At 3:59, someone turned the lights off. I chugged the remainder of my beer, and we reluctantly left our weird pub haven.

4 p.m.

Next up was the dreaded kiss under the Kissing Bridge. In lieu of anyone to kiss, I opted for swiping through Tinder. If kissing someone for the first time under the bridge means you’ll be together forever, does matching with someone on Tinder mean the same? I guess the myth needs to be updated for the 21st century.

Either way, the late afternoon sun made it hard to see my screen, and I didn’t get any matches.

4:30 p.m.

I hate to be the bearer of bad news, but I have no choice: the Cherry Hall roof tradition is dead. As instructed by my brave predecessors, I climbed to the building’s third floor and attempted to unlatch one of the windows leading to the roof. It didn’t budge. I tried several more, once even climbing onto a railing in the staircase (if anyone with the authority to punish me is reading this, I didn’t actually do any of these things, and you can’t prove I did!)

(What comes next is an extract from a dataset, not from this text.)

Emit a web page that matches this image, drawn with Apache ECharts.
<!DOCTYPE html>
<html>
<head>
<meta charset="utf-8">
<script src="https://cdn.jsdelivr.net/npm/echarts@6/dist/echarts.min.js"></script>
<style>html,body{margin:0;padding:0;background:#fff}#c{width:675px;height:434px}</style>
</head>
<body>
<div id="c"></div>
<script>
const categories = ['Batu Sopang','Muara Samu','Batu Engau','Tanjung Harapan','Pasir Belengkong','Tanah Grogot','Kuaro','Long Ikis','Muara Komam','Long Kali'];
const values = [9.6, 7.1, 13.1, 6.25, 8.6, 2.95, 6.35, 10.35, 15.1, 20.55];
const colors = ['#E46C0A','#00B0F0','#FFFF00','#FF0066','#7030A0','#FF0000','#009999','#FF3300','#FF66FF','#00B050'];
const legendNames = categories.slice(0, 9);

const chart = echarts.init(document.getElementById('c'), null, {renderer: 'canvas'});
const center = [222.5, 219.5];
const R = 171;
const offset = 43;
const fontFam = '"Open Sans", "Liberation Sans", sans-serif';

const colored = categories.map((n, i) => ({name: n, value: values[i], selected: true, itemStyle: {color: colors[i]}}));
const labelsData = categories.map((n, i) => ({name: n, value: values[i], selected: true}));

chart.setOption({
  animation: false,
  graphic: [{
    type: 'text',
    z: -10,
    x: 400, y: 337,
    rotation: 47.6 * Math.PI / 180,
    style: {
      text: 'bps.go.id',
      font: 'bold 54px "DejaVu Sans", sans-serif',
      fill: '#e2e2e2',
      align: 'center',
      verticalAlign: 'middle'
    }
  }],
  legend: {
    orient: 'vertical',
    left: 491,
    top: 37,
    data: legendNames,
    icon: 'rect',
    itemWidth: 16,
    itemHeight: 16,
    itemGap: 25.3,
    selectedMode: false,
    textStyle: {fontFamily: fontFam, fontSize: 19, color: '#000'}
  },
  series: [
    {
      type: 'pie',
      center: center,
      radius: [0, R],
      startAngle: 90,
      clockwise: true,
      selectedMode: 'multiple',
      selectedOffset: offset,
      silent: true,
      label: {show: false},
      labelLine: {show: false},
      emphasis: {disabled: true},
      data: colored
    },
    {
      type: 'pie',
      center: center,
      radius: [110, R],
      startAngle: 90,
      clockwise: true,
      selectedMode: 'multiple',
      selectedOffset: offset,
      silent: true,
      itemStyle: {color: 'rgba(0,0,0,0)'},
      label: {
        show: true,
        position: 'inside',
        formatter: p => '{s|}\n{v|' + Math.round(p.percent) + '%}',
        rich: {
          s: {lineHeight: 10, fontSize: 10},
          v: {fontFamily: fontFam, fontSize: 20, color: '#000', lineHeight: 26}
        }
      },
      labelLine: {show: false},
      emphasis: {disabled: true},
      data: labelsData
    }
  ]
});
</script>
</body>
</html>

We were crestfallen, and my forearm was strained from the exertion.

Emily, who is a geography minor, suggested we head to the Environmental Sciences and Technologies Building. On the building’s fourth floor is the meteorology observation deck. It’s not quite a roof, but it’s open to students and has a beautiful view of campus. Overall, the experience lacked the thrill of an illicit activity but was lovely nonetheless.

5 p.m.

Accessing the secret library took knowing the right people. Talisman videographer Lauren Bond connected us to Arielle Conrad, the Sellersburg, Indiana, junior and musical theater major in charge of props storage in Gordon Wilson Hall. We met Conrad on the first floor of Gordon Wilson, and she led us down a dark hallway by the beam of her iPhone flashlight.

Conrad unlocked the door with her massive ring of keys and let us into the four-story tall props storage vault. The first floor was filled with beautiful vintage furniture, from dining chairs with red leather upholstery to floral couches straight out of your grandmother’s sitting room. The subsequent levels were lined metal shelves, each bearing their own oddities. One floor contained more shoes than I’d ever seen in my life. Another held rows of empty liquor bottles. A stuffed bird in a cage hung from the ceiling on another.

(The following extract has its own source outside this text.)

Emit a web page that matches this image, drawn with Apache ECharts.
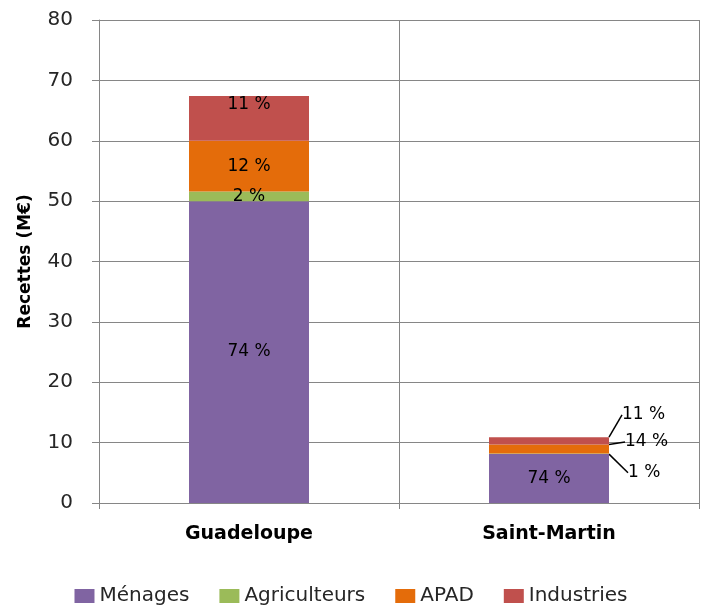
<!DOCTYPE html>
<html>
<head>
<meta charset="utf-8">
<script src="https://cdn.jsdelivr.net/npm/echarts@6/dist/echarts.min.js"></script>
<style>
html, body { margin: 0; padding: 0; background: #fff; }
#main { width: 702px; height: 606px; }
</style>
</head>
<body>
<div id="main"></div>
<script>
// regions
var regions = ['Guadeloupe', 'Saint-Martin'];
// recettes par type d'usager (M€)
var menages = [50, 8.1];
var agriculteurs = [1.6, 0.1];
var apad = [8.4, 1.5];
var industries = [7.4, 1.2];
var yTicks = [0, 10, 20, 30, 40, 50, 60, 70, 80];

var names = ['Ménages', 'Agriculteurs', 'APAD', 'Industries'];
var colors = ['#8064A2', '#9BBB59', '#E46C0A', '#C0504D'];
var allSeries = [menages, agriculteurs, apad, industries];

var totals = regions.map(function (r, i) {
	return menages[i] + agriculteurs[i] + apad[i] + industries[i];
});

function pct(params) {
	return Math.round(params.value / totals[params.dataIndex] * 100) + ' %';
}

var font = 'DejaVu Sans';
var txt = '#262626';
var grey = '#868686';

// deplacement des etiquettes de Saint-Martin (hors de la barre)
var shifts = [null, { dx: 13, dy: 19 }, { dx: 10, dy: -7 }, { dx: 7, dy: -26 }];

var series = allSeries.map(function (vals, s) {
	return {
		name: names[s],
		type: 'bar',
		stack: 'total',
		barWidth: '40%',
		itemStyle: { color: colors[s] },
		label: {
			show: true,
			formatter: pct,
			color: '#000',
			fontFamily: font,
			fontSize: 17,
			position: s === 3 ? 'insideTop' : 'inside',
			distance: 0
		},
		labelLine: {
			show: true,
			lineStyle: { color: '#000', width: 1.5 }
		},
		labelLayout: function (p) {
			if (p.dataIndex === 1 && shifts[s]) {
				return { dx: shifts[s].dx, dy: shifts[s].dy };
			}
			return {};
		},
		data: vals.map(function (v, i) {
			if (i === 1 && s > 0) {
				return { value: v, label: { position: 'right', distance: 6 } };
			}
			return v;
		})
	};
});

var myChart = echarts.init(document.getElementById('main'));
myChart.setOption({
	animation: false,
	textStyle: { fontFamily: font },
	grid: { left: 99, right: 3, top: 20, bottom: 103 },
	legend: {
		data: names,
		top: 581,
		left: 'center',
		icon: 'rect',
		itemWidth: 20,
		itemHeight: 14,
		itemGap: 30,
		textStyle: { fontFamily: font, fontSize: 20, color: txt }
	},
	xAxis: {
		type: 'category',
		data: regions,
		axisLine: { lineStyle: { color: grey, width: 1 } },
		axisTick: { show: true, length: 6, lineStyle: { color: grey } },
		splitLine: { show: true, lineStyle: { color: grey, width: 1 } },
		axisLabel: { color: '#000', fontFamily: font, fontSize: 19, fontWeight: 'bold', margin: 22 }
	},
	yAxis: {
		type: 'value',
		min: yTicks[0],
		max: yTicks[yTicks.length - 1],
		interval: 10,
		name: 'Recettes (M€)',
		nameLocation: 'middle',
		nameRotate: 90,
		nameGap: 65,
		nameTextStyle: { color: '#000', fontFamily: font, fontSize: 17, fontWeight: 'bold' },
		axisLine: { show: true, lineStyle: { color: grey, width: 1 } },
		axisTick: { show: true, length: 7, lineStyle: { color: grey } },
		splitLine: { show: true, lineStyle: { color: grey, width: 1 } },
		axisLabel: { color: txt, fontFamily: font, fontSize: 20, margin: 26 }
	},
	series: series
});
</script>
</body>
</html>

“A lot of people think it’s haunted,” Conrad said. “I kind of do as well.”

It’s spookiest at night, she said.

Finally, we climbed to the fourth floor for the pièce de résistance: the secret library. Evening light poured in through the building’s tall windows onto the spines of colorful, aging books. Most of them seemed to be literary journals and other archival works. There was even a spooky-looking book elevator.

The air was thick with the smell of books, and Emily and I loved running up and down between the stacks that contained so much character and history. The best part, we agreed, was getting to meet Conrad and learn about her world as a theater major and props master. By senior year, it’s easy to fall into comfortable familiarity with your own routine and spaces. I rarely deviate from my routine of going to class and the Talisman office, but this was an opportunity to do just that.

10 p.m.

Now that we’d completed most of our tasks, it was time to leave our marks on Bowling Green forever. We took a breath and plunged into the smoky fog of Rocky’s interior. A few of our friends from the Herald were playing pool (hi, Jeremy). Some dance majors we knew were celebrating their show’s opening night by putting us all to shame on the dancefloor.

We ordered our drinks and proceeded to the women’s bathroom. I stood on a chair in the first stall, unsheathed my Sharpie, and wrote, “Team Tali forever and ever.”

We spent the rest of our night dancing to Beyoncé next to people who were way better at it than us and soaking up the best of this town while we still can.